* **EXERCISE GOAL**
Copy out all the data, word for word.

***** GIVEN MATERIAL

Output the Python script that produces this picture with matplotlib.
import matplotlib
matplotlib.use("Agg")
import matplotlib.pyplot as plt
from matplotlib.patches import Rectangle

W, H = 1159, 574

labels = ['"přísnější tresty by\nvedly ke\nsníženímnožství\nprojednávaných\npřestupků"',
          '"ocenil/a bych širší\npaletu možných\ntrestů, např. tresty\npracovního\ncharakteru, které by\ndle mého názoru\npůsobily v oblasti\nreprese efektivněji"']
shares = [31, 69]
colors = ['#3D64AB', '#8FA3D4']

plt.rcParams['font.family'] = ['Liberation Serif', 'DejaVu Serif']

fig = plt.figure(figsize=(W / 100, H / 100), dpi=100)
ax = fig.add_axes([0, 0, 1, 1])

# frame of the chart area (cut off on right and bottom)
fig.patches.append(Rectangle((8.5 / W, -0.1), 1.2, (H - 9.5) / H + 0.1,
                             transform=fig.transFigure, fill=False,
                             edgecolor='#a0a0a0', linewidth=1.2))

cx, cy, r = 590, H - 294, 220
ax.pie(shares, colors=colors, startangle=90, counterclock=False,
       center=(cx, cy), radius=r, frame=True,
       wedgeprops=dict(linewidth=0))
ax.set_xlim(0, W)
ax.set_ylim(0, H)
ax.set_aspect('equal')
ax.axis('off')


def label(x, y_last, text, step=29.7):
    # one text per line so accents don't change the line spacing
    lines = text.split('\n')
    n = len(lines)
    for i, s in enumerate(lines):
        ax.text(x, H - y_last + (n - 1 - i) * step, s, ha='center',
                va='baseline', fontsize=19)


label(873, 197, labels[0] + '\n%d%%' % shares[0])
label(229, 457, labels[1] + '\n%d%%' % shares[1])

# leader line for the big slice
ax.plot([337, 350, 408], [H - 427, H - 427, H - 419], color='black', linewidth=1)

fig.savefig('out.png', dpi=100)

**********

* **WRITTEN SOLUTION**
Output the Python script that produces this picture with matplotlib.
import matplotlib
matplotlib.use("Agg")
import matplotlib.pyplot as plt
from matplotlib.patches import Rectangle

W, H = 1159, 574

labels = ['"přísnější tresty by\nvedly ke\nsníženímnožství\nprojednávaných\npřestupků"',
          '"ocenil/a bych širší\npaletu možných\ntrestů, např. tresty\npracovního\ncharakteru, které by\ndle mého názoru\npůsobily v oblasti\nreprese efektivněji"']
shares = [31, 69]
colors = ['#3D64AB', '#8FA3D4']

plt.rcParams['font.family'] = ['Liberation Serif', 'DejaVu Serif']

fig = plt.figure(figsize=(W / 100, H / 100), dpi=100)
ax = fig.add_axes([0, 0, 1, 1])

# frame of the chart area (cut off on right and bottom)
fig.patches.append(Rectangle((8.5 / W, -0.1), 1.2, (H - 9.5) / H + 0.1,
                             transform=fig.transFigure, fill=False,
                             edgecolor='#a0a0a0', linewidth=1.2))

cx, cy, r = 590, H - 294, 220
ax.pie(shares, colors=colors, startangle=90, counterclock=False,
       center=(cx, cy), radius=r, frame=True,
       wedgeprops=dict(linewidth=0))
ax.set_xlim(0, W)
ax.set_ylim(0, H)
ax.set_aspect('equal')
ax.axis('off')


def label(x, y_last, text, step=29.7):
    # one text per line so accents don't change the line spacing
    lines = text.split('\n')
    n = len(lines)
    for i, s in enumerate(lines):
        ax.text(x, H - y_last + (n - 1 - i) * step, s, ha='center',
                va='baseline', fontsize=19)


label(873, 197, labels[0] + '\n%d%%' % shares[0])
label(229, 457, labels[1] + '\n%d%%' % shares[1])

# leader line for the big slice
ax.plot([337, 350, 408], [H - 427, H - 427, H - 419], color='black', linewidth=1)

fig.savefig('out.png', dpi=100)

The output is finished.